The Best of Dolly Parton
Before her chest, her wigs, and her giggle turned her into a cartoonish sex symbol, Parton spent the early ’70s writing and singing many beautifully crafted story-songs — tales of Tennessee mountain life like ”Jolene,” ”Coat of Many Colors,” and ”The Bargain Store.” Frequently accompanying herself on acoustic guitar, supported by low-key instrumental backing, Parton sang in a delicate voice that was sure and strong. This early artistry is a treasure waiting for a new generation of country fans to unearth.
The Essential Ray Price
This collection of his best ’50s work makes the case for Price’s amazing versatility. As a hard-core honky-tonker, he wailed ”Wasted Words” and ”Crazy Arms”; as a reassuring balladeer, he used his dark baritone to offer an ”Invitation to the Blues.” He invented a medium-tempo shuffle rhythm that became known as ”the Ray Price beat,” and led a great backup band, the Cherokee Cowboys, which at different times included Willie Nelson, Roger Miller, and other greats before they were great. Essential contains his sturdiest, most ambitious music.
Willie Nelson
Red Headed Stranger
This 1975 release was arguably country music’s first concept album: a string of songs about a preacher who shoots his wife and her lover dead, loses his faith, and roams the West in despair. Its emotional frankness and uncommercial leanness made Columbia reluctant even to release it, yet Stranger wasn’t just a cult hit: It sold more than 2 million units, and ”Blue Eyes Crying in the Rain” is now something of a pop-music standard.
Ernest Tubb
Live 1965
Tubb’s flat Texas voice and wooden phrasing are just the things country haters despise about the genre, but he’s a pioneer anyway: In the mid-to late ’40s, when country was dominated by acoustic instruments and homey sentiments, Tubb and his band toured raucous honky-tonks, using electric guitars to be heard over the din, singing about rough lives (”Drivin’ Nails in My Coffin”) and infidelity (”Slipping Around”). This live set reveals him in his element, playing all his hits.

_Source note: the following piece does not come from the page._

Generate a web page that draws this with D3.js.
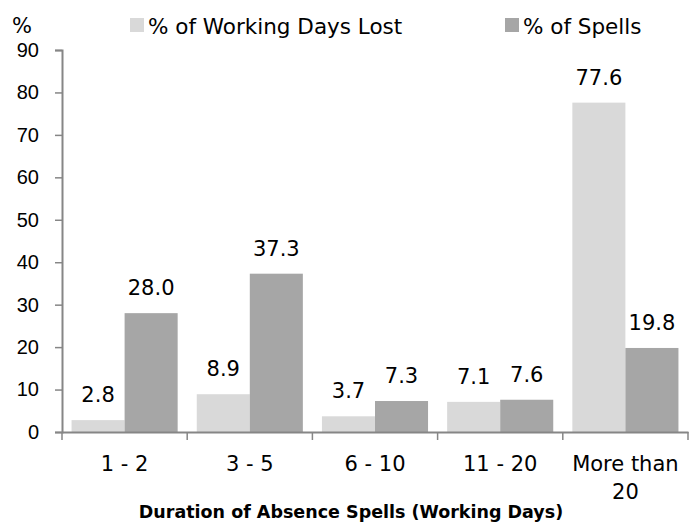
<!DOCTYPE html>
<html>
<head>
<meta charset="utf-8">
<script src="https://cdn.jsdelivr.net/npm/d3@7"></script>
<style>
  body { margin: 0; background: #fff; }
  svg { font-family: "DejaVu Sans", sans-serif; }
</style>
</head>
<body>
<div id="chart"></div>
<script>
const categories = [["1 - 2"], ["3 - 5"], ["6 - 10"], ["11 - 20"], ["More than", "20"]];
const seriesNames = ["% of Working Days Lost", "% of Spells"];
const daysLost = [2.8, 8.9, 3.7, 7.1, 77.6];
const spells = [28.0, 37.3, 7.3, 7.6, 19.8];
const yTicks = [0, 10, 20, 30, 40, 50, 60, 70, 80, 90];
const colors = ["#d9d9d9", "#a6a6a6"];

const width = 691, height = 527;
const margin = { left: 62, right: 3, top: 50, bottom: 95 };

const svg = d3.select('#chart').append('svg')
    .attr('width', width)
    .attr('height', height);

const x = d3.scaleBand()
    .domain(d3.range(categories.length))
    .range([margin.left, width - margin.right]);

// two bars per group, gap on both sides
const x1 = d3.scaleBand()
    .domain([0, 1])
    .range([0, x.bandwidth()])
    .paddingOuter(0.18)
    .paddingInner(0);

const y = d3.scaleLinear()
    .domain([0, 90])
    .range([height - margin.bottom, margin.top]);

const series = [daysLost, spells];

series.forEach((vals, s) => {
    svg.append('g').selectAll('rect')
        .data(vals)
        .join('rect')
        .attr('x', (d, i) => x(i) + x1(s))
        .attr('y', d => y(d))
        .attr('width', x1.bandwidth())
        .attr('height', d => y(0) - y(d))
        .attr('fill', colors[s]);

    svg.append('g').selectAll('text')
        .data(vals)
        .join('text')
        .attr('x', (d, i) => x(i) + x1(s) + x1.bandwidth() / 2)
        .attr('y', d => y(d) - 18)
        .attr('text-anchor', 'middle')
        .attr('font-size', 21)
        .attr('fill', '#000')
        .text(d => d.toFixed(1));
});

// y axis
const yAxis = svg.append('g')
    .attr('transform', `translate(${margin.left},0)`)
    .call(d3.axisLeft(y).tickValues(yTicks).tickSize(7).tickPadding(16));
yAxis.selectAll('text').attr('font-size', 20).attr('fill', '#000').attr('font-family', 'inherit');
yAxis.selectAll('line').attr('stroke', '#868686').attr('stroke-width', 1.5);
yAxis.select('.domain').attr('stroke', '#868686').attr('stroke-width', 2);

// x axis with separators between groups
const xAxis = svg.append('g')
    .attr('transform', `translate(0,${y(0)})`)
    .call(d3.axisBottom(x).tickValues([]).tickSizeOuter(0));
xAxis.select('.domain').attr('stroke', '#868686').attr('stroke-width', 2);
const tickPos = d3.range(categories.length + 1).map(i => margin.left + i * x.step());
xAxis.selectAll('.sep')
    .data(tickPos)
    .join('line')
    .attr('x1', d => d).attr('x2', d => d)
    .attr('y1', 0).attr('y2', 8)
    .attr('stroke', '#868686')
    .attr('stroke-width', 1.5);

// category labels
const cat = svg.append('g').selectAll('text')
    .data(categories)
    .join('text')
    .attr('text-anchor', 'middle')
    .attr('font-size', 21)
    .attr('fill', '#000');
cat.each(function (lines, i) {
    d3.select(this).selectAll('tspan')
        .data(lines)
        .join('tspan')
        .attr('x', x(i) + x.bandwidth() / 2)
        .attr('y', (d, j) => 471 + j * 28)
        .text(d => d);
});

// axis titles
svg.append('text')
    .attr('x', 351)
    .attr('y', 518)
    .attr('text-anchor', 'middle')
    .attr('font-size', 17.5)
    .attr('font-weight', 'bold')
    .text('Duration of Absence Spells (Working Days)');

svg.append('text')
    .attr('x', 12)
    .attr('y', 33)
    .attr('font-size', 21)
    .text('%');

// legend
const legendX = [130, 505];
seriesNames.forEach((name, s) => {
    svg.append('rect')
        .attr('x', legendX[s])
        .attr('y', 18)
        .attr('width', 14)
        .attr('height', 14)
        .attr('fill', colors[s]);
    svg.append('text')
        .attr('x', legendX[s] + 18)
        .attr('y', 34)
        .attr('font-size', 21.5)
        .text(name);
});
</script>
</body>
</html>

Buck Owens & The Buckaroos
Live at Carnegie Hall
Recorded in 1966, an amazing document: Owens, the Bakersfield, Calif., rebel who had stunned Nashville with a string of No. 1 singles, invades New York. He cracks corny jokes, rips the place up with ”Under Your Spell Again” and ”Together Again,” and ridicules the Beatles — this, the year after Ringo had cut Buck’s ”Act Naturally.” In ’69, Owens became the cohost of TV’s Hee Haw, playing a red-white-and-blue guitar, became rich, something of a joke himself, and creatively complacent. Live proves he was once a humdinger.
Merle Haggard
The Capitol Collector’s Series
Like Buck Owens, Haggard is from Bakersfield, but his music is very different: darkly fatalistic, filled with the details of a troubled past (”The Bottle Let Me Down,” ”I’m a Lonesome Fugitive”). He became a right-wing hero with 1969’s antihippie ”Okie from Muskogee,” but his politics were as independent as his musical style, a mixture of honky-tonk, R&B, and folk, with lyrics that are often lovely elegies to simpler, gentler times.

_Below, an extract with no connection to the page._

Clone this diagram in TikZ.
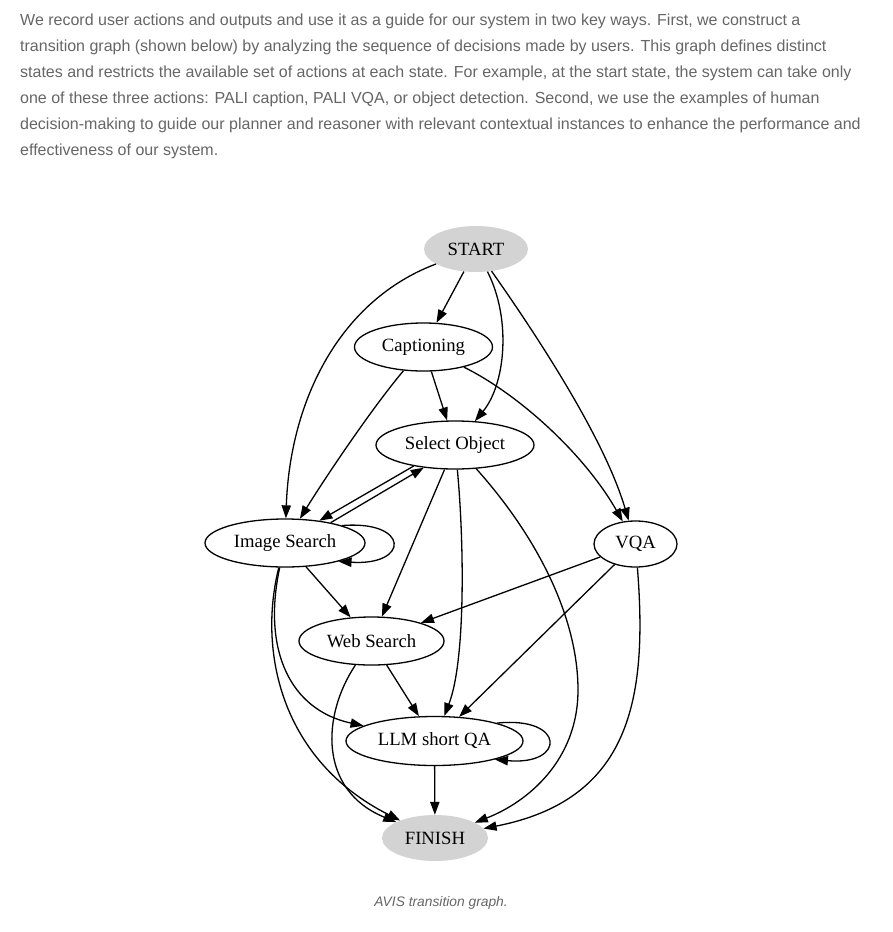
\documentclass[tikz,border=0pt]{standalone}
\usepackage{fontspec}
\setmainfont{Liberation Serif}
\newfontfamily\parafont{Liberation Sans}
\usetikzlibrary{shapes.geometric,arrows.meta}
\definecolor{txt}{RGB}{102,102,102}
\definecolor{termgray}{RGB}{211,211,211}
\begin{document}
\begin{tikzpicture}[x=1pt,y=-1pt,
  st/.style={ellipse,draw,line width=1.3pt,inner sep=0pt,font=\fontsize{18.7}{20}\selectfont},
  term/.style={ellipse,fill=termgray,inner sep=0pt,font=\fontsize{18.7}{20}\selectfont},
  ed/.style={-{Triangle[length=13pt,width=9.3pt]},line width=1.3pt},
  para/.style={anchor=base west,inner sep=0pt,text=txt,font=\parafont\fontsize{16}{18}\selectfont}]
\useasboundingbox[fill=white] (0,0) rectangle (892,932);
% paragraph
\node[para] (p1) at (20,25) {We record user actions and outputs and use it as a guide for our system in two key ways. First, we construct a};
\node[para] (p2) at (20,51) {transition graph (shown below) by analyzing the sequence of decisions made by users. This graph defines distinct};
\node[para] (p3) at (20,77) {states and restricts the available set of actions at each state. For example, at the start state, the system can take only};
\node[para] (p4) at (20,103) {one of these three actions: PALI caption, PALI VQA, or object detection. Second, we use the examples of human};
\node[para] (p5) at (20,129) {decision-making to guide our planner and reasoner with relevant contextual instances to enhance the performance and};
\node[para] (p6) at (20,155) {effectiveness of our system.};
% nodes
\node[term,minimum width=104pt,minimum height=46pt] (start) at (476,249) {START};
\node[st,minimum width=138pt,minimum height=48pt] (cap) at (423.5,347) {Captioning};
\node[st,minimum width=158pt,minimum height=48pt] (sel) at (455,445) {Select Object};
\node[st,minimum width=160pt,minimum height=48pt] (img) at (285,543) {Image Search};
\node[st,minimum width=83pt,minimum height=46pt] (vqa) at (635.5,544) {VQA};
\node[st,minimum width=145pt,minimum height=48pt] (web) at (371.5,641) {Web Search};
\node[st,minimum width=177pt,minimum height=49pt] (llm) at (434.5,741) {LLM short QA};
\node[term,minimum width=106pt,minimum height=46pt] (fin) at (435,838) {FINISH};
% edges
\draw[ed] (start) -- (cap);
\draw[ed] (start) .. controls (512,320) and (505,385) .. (sel);
\draw[ed] (start) .. controls (540,340) and (605,440) .. (vqa);
\draw[ed] (start) .. controls (340,300) and (290,400) .. (img);
\draw[ed] (cap) -- (sel);
\draw[ed] (cap) .. controls (372,408) and (325,478) .. (img);
\draw[ed] (cap) .. controls (520,395) and (585,455) .. (vqa);
\draw[ed] (sel.207) -- (img.33);
\draw[ed] (img.24) -- (sel.216);
\draw[ed] (img.17) .. controls (410,520) and (410,566) .. (img.-19);
\draw[ed] (sel) -- (web);
\draw[ed] (sel) .. controls (464,540) and (466,660) .. (llm);
\draw[ed] (sel) .. controls (540,540) and (578,620) .. (578,690) .. controls (578,760) and (528,802) .. (fin);
\draw[ed] (img) -- (web);
\draw[ed] (img) .. controls (262,650) and (290,710) .. (llm);
\draw[ed] (img) .. controls (258,650) and (280,760) .. (fin);
\draw[ed] (vqa) -- (web);
\draw[ed] (vqa) -- (llm);
\draw[ed] (vqa) .. controls (648,700) and (630,800) .. (fin);
\draw[ed] (web) -- (llm);
\draw[ed] (web) .. controls (322,715) and (318,790) .. (fin);
\draw[ed] (llm.16) .. controls (566,716) and (566,766) .. (llm.-17);
\draw[ed] (llm) -- (fin);
% caption
\node[anchor=base,inner sep=0pt,text=txt,font=\parafont\itshape\fontsize{13.8}{15}\selectfont] (capt) at (441,906) {AVIS transition graph.};
\end{tikzpicture}
\end{document}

George Jones and Tammy Wynette
Greatest Hits
No other country singing duos dramatized the ups and downs of married life as did the real-life couple of George and Tammy. In the early ’70s, from ”The Ceremony” to ”We’re Gonna Hold On” to ”We Loved It Away,” they sang their soap opera as they lived it — except that in the studio, they had producer Billy Sherrill’s soothing string section as a musical marriage counselor. They still sang together after their D-I-V-O-R-C-E in 1975, but these early hits represent their heartfelt peak.
Gary Stewart
Out of Hand
”A Country Music Classic,” says a banner on the recent HighTone reissue of Stewart’s 1975 RCA debut, and that ain’t no hype: Although it’s easily the most obscure album on this list, it’s also one of the most accessible, filled with rollicking humor and tremulous emotion. A former airplane-factory worker who admits in the leadoff cut that he’s got a ”Drinkin’ Thing,” Stewart comes across like Jerry Lee Lewis with a poet’s soul, imbuing even his funniest song title-”She’s Actin’ Single (I’m Drinkin’ Doubles)” — with a poignant, even desperate, edge.
George Strait
Greatest Hits Volume Two
Cited by Garth Brooks as a highly admired contemporary, the white-hatted Strait is a crucial transitional figure in late-’80s country, as this collection demonstrates. He repopularized Bob Wills’ Western swing on ”All My Ex’s Live in Texas”; he combined country and pop on ”Ocean Front Property”; and hits like ”The Chair” and ”The Fireman,” songs as elegantly simple as their titles, prefigured the New Traditionalism of Garth ‘n’ Randy ‘n’ Clint. A bit lost in the current shuffle, Strait is underrated. Handsome devil, too.